Schiller declined to compare the Braves’ case to the Redskins’ or Indians’, saying: “I don’t think we can speak to those (teams’) situations.”

The Redskins organization announced July 3 that it would “undergo a thorough review” of its long-criticized name, and the Indians quickly followed with a commitment “to determine the best path forward with regard to our team name.” The Redskins’ announcement came after major sponsor FedEx called on the team to rename itself.

Schiller said the Braves’ sponsors have been “extremely supportive.”

Since the end of the 2019 season, McGuirk and Schiller said, the Braves have sought advice on the tomahawk chop and other issues from a Native American Working Group the team assembled and from others. Schiller said he visited leaders of the Eastern Band of Cherokee Indians in North Carolina.

“Their school in Cherokee, N.C., is the Braves,” Schiller said, referring to the nickname for the sports teams at Cherokee High School. “They brought that up. ... It was really cool and nice to see that.

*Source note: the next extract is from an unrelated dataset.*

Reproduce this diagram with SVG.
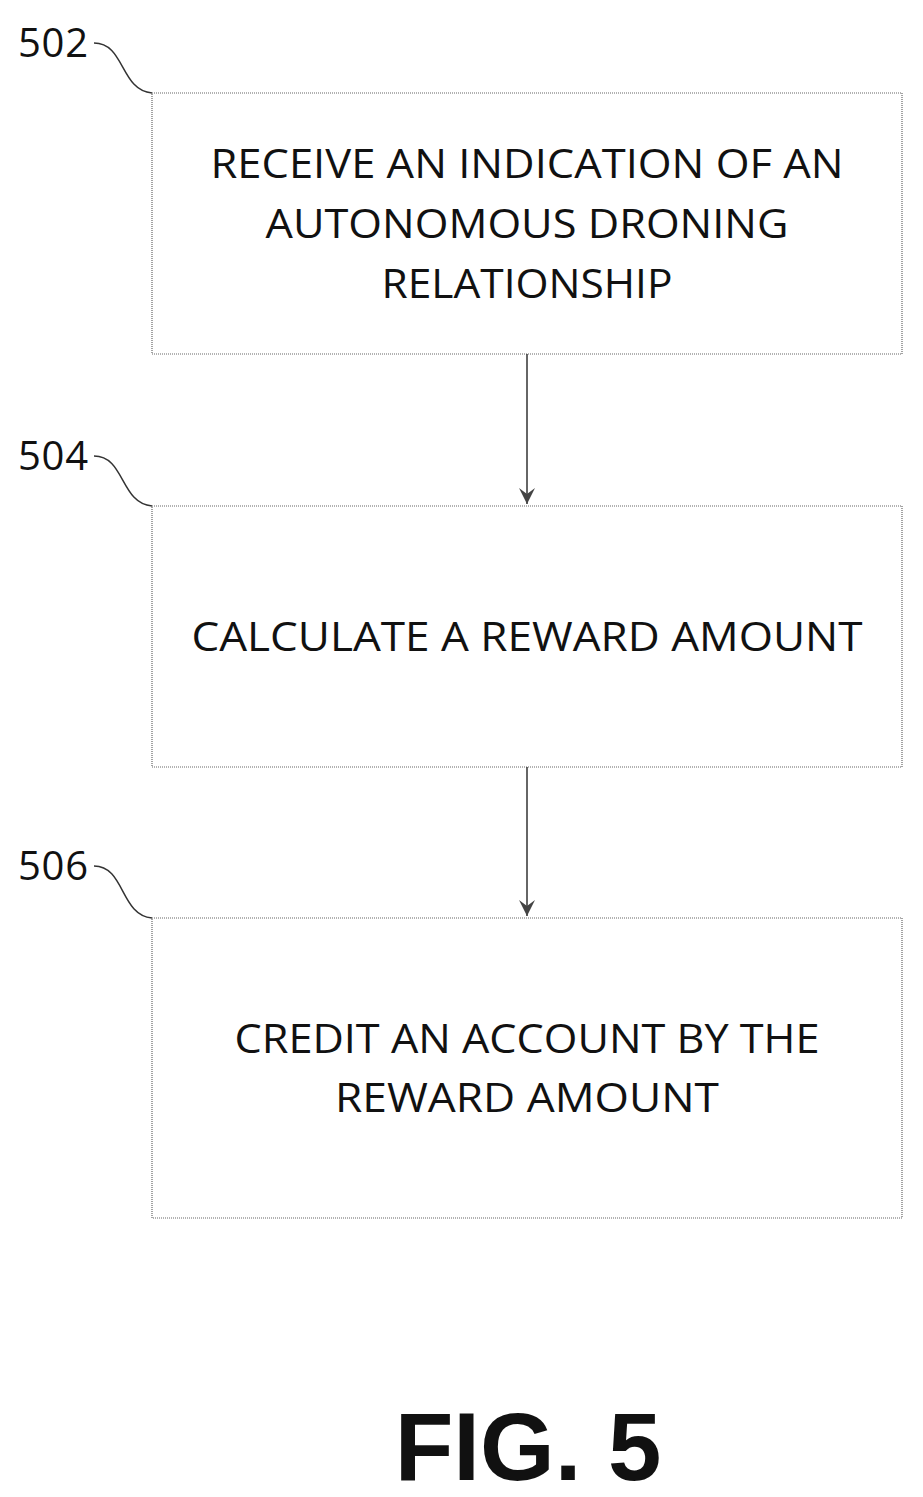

“I think we have done a really earnest job of going out there and trying to understand the Native American communities and what’s important to them, what types of things they see that they want to do with the Atlanta Braves. ... We are very serious about it. We are extremely excited about the prospects for the future and what they hold for our relationships.”

The Braves plan to build an exhibit at Truist Park celebrating Native American culture, likely in the Monument Garden area behind home plate, Schiller said. The team also plans to partner with a foundation to provide educational programs about the culture for junior high and high school students, he said.

“We feel really comfortable with the level of collaboration that has taken place over the last year,” McGuirk said.